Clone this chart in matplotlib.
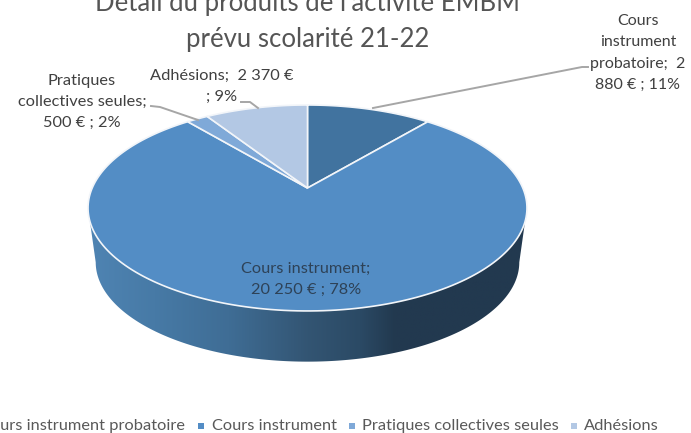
import numpy as np
import matplotlib
matplotlib.use("Agg")
import matplotlib.pyplot as plt
from matplotlib.colors import LinearSegmentedColormap
from matplotlib.patches import Polygon, Rectangle

categories = ["Cours instrument probatoire", "Cours instrument", "Pratiques collectives seules", "Adhésions"]
values = [2880, 20250, 500, 2370]
colors = ["#41739f", "#538dc5", "#7fa9d8", "#b3c8e4"]
title = "Détail du produits de l'activité EMBM\nprévu scolarité 21-22"

plt.rcParams['font.family'] = ['Lato', 'DejaVu Sans']

W, H = 691, 433
fig = plt.figure(figsize=(W / 100, H / 100), dpi=100)
ax = fig.add_axes([0, 0, 1, 1])
ax.set_xlim(0, W)
ax.set_ylim(H, 0)
ax.axis("off")

# perspective disc, apex is not at the centre of the ellipse
cx, cy = 307.5, 188.0
k, a, b = 0.194, 215.3, 99.1


def project(theta):
    # theta clockwise from the back of the pie
    u, v = np.sin(theta), -np.cos(theta)
    d = 1 - k * v
    return cx + a * u / d, cy + b * v / d


def lower(x, y):
    # same rim seen at the bottom of the wall
    return cx + 0.965 * (x - cx), cy + 55 + 0.965 * (y - cy)


# wall, front half of rim only
front = np.linspace(np.arccos(-k), 2 * np.pi - np.arccos(-k), 200)
tx, ty = project(front)
bx, by = lower(tx, ty)
wall = Polygon(np.r_[np.c_[tx, ty], np.c_[bx, by][::-1]], closed=True, fc="none", ec="none")
ax.add_patch(wall)
wall_cmap = LinearSegmentedColormap.from_list(
    "wall",
    [(0, "#4f84b3"), (0.15, "#477aa6"), (0.32, "#3f6d95"), (0.5, "#335573"), (0.62, "#2b4a65"), (0.7, "#22394f"), (1, "#22394f")],
)
grad = np.linspace(0, 1, 256).reshape(1, -1)
im = ax.imshow(grad, cmap=wall_cmap, extent=[88, 527, 365, 200], aspect="auto", zorder=1)
im.set_clip_path(wall)
ax.set_xlim(0, W)
ax.set_ylim(H, 0)

# top face
edges = np.r_[0, np.cumsum(values)] / sum(values) * 2 * np.pi
for i in range(len(values)):
    t = np.linspace(edges[i], edges[i + 1], 200)
    x, y = project(t)
    pts = np.r_[[[cx, cy]], np.c_[x, y]]
    ax.add_patch(Polygon(pts, closed=True, fc=colors[i], ec="#f2f5f9", lw=1.2, zorder=2))

label_color = "#404040"
ax.text(308, 22, title, ha="center", va="center", fontsize=18.5, color="#555555", linespacing=1.55)

# leader lines
ax.plot([373, 582, 588], [108, 67, 67], color="#a6a6a6", lw=1.4, zorder=3)
ax.plot([151, 160, 198], [106, 107, 120], color="#a6a6a6", lw=1.4, zorder=3)
ax.plot([241, 250, 258], [102, 102, 108], color="#a6a6a6", lw=1.4, zorder=3)

# data labels
ax.text(638, 53, "Cours\ninstrument\nprobatoire;  2\n880 € ; 11%", ha="center", va="center",
        fontsize=11.5, color=label_color, linespacing=1.65)
ax.text(82, 102, "Pratiques\ncollectives seules;\n500 € ; 2%", ha="center", va="center",
        fontsize=11.8, color=label_color, linespacing=1.65)
ax.text(222, 86, "Adhésions;  2 370 €\n; 9%", ha="center", va="center",
        fontsize=11.8, color=label_color, linespacing=1.65)
ax.text(306, 279, "Cours instrument;\n20 250 € ; 78%", ha="center", va="center",
        fontsize=11.8, color="#2e4257", linespacing=1.65, zorder=4)

# legend, first entry runs off the left edge
ax.text(185, 426, categories[0], ha="right", va="center", fontsize=11.8, color="#595959", clip_on=False)
for name, col, mx, tx0 in zip(categories[1:], colors[1:], [201, 352, 574], [212, 362, 584]):
    ax.add_patch(Rectangle((mx - 3, 423), 6, 6, fc=col, ec="none"))
    ax.text(tx0, 426, name, ha="left", va="center", fontsize=11.8, color="#595959")

fig.savefig("out.png", dpi=100)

═══

> [Your goal] Repeat the listing in full and exactly. Leave any pictures out.

> [Output below]
Clone this chart in matplotlib.
import numpy as np
import matplotlib
matplotlib.use("Agg")
import matplotlib.pyplot as plt
from matplotlib.colors import LinearSegmentedColormap
from matplotlib.patches import Polygon, Rectangle

categories = ["Cours instrument probatoire", "Cours instrument", "Pratiques collectives seules", "Adhésions"]
values = [2880, 20250, 500, 2370]
colors = ["#41739f", "#538dc5", "#7fa9d8", "#b3c8e4"]
title = "Détail du produits de l'activité EMBM\nprévu scolarité 21-22"

plt.rcParams['font.family'] = ['Lato', 'DejaVu Sans']

W, H = 691, 433
fig = plt.figure(figsize=(W / 100, H / 100), dpi=100)
ax = fig.add_axes([0, 0, 1, 1])
ax.set_xlim(0, W)
ax.set_ylim(H, 0)
ax.axis("off")

# perspective disc, apex is not at the centre of the ellipse
cx, cy = 307.5, 188.0
k, a, b = 0.194, 215.3, 99.1


def project(theta):
    # theta clockwise from the back of the pie
    u, v = np.sin(theta), -np.cos(theta)
    d = 1 - k * v
    return cx + a * u / d, cy + b * v / d


def lower(x, y):
    # same rim seen at the bottom of the wall
    return cx + 0.965 * (x - cx), cy + 55 + 0.965 * (y - cy)


# wall, front half of rim only
front = np.linspace(np.arccos(-k), 2 * np.pi - np.arccos(-k), 200)
tx, ty = project(front)
bx, by = lower(tx, ty)
wall = Polygon(np.r_[np.c_[tx, ty], np.c_[bx, by][::-1]], closed=True, fc="none", ec="none")
ax.add_patch(wall)
wall_cmap = LinearSegmentedColormap.from_list(
    "wall",
    [(0, "#4f84b3"), (0.15, "#477aa6"), (0.32, "#3f6d95"), (0.5, "#335573"), (0.62, "#2b4a65"), (0.7, "#22394f"), (1, "#22394f")],
)
grad = np.linspace(0, 1, 256).reshape(1, -1)
im = ax.imshow(grad, cmap=wall_cmap, extent=[88, 527, 365, 200], aspect="auto", zorder=1)
im.set_clip_path(wall)
ax.set_xlim(0, W)
ax.set_ylim(H, 0)

# top face
edges = np.r_[0, np.cumsum(values)] / sum(values) * 2 * np.pi
for i in range(len(values)):
    t = np.linspace(edges[i], edges[i + 1], 200)
    x, y = project(t)
    pts = np.r_[[[cx, cy]], np.c_[x, y]]
    ax.add_patch(Polygon(pts, closed=True, fc=colors[i], ec="#f2f5f9", lw=1.2, zorder=2))

label_color = "#404040"
ax.text(308, 22, title, ha="center", va="center", fontsize=18.5, color="#555555", linespacing=1.55)

# leader lines
ax.plot([373, 582, 588], [108, 67, 67], color="#a6a6a6", lw=1.4, zorder=3)
ax.plot([151, 160, 198], [106, 107, 120], color="#a6a6a6", lw=1.4, zorder=3)
ax.plot([241, 250, 258], [102, 102, 108], color="#a6a6a6", lw=1.4, zorder=3)

# data labels
ax.text(638, 53, "Cours\ninstrument\nprobatoire;  2\n880 € ; 11%", ha="center", va="center",
        fontsize=11.5, color=label_color, linespacing=1.65)
ax.text(82, 102, "Pratiques\ncollectives seules;\n500 € ; 2%", ha="center", va="center",
        fontsize=11.8, color=label_color, linespacing=1.65)
ax.text(222, 86, "Adhésions;  2 370 €\n; 9%", ha="center", va="center",
        fontsize=11.8, color=label_color, linespacing=1.65)
ax.text(306, 279, "Cours instrument;\n20 250 € ; 78%", ha="center", va="center",
        fontsize=11.8, color="#2e4257", linespacing=1.65, zorder=4)

# legend, first entry runs off the left edge
ax.text(185, 426, categories[0], ha="right", va="center", fontsize=11.8, color="#595959", clip_on=False)
for name, col, mx, tx0 in zip(categories[1:], colors[1:], [201, 352, 574], [212, 362, 584]):
    ax.add_patch(Rectangle((mx - 3, 423), 6, 6, fc=col, ec="none"))
    ax.text(tx0, 426, name, ha="left", va="center", fontsize=11.8, color="#595959")

fig.savefig("out.png", dpi=100)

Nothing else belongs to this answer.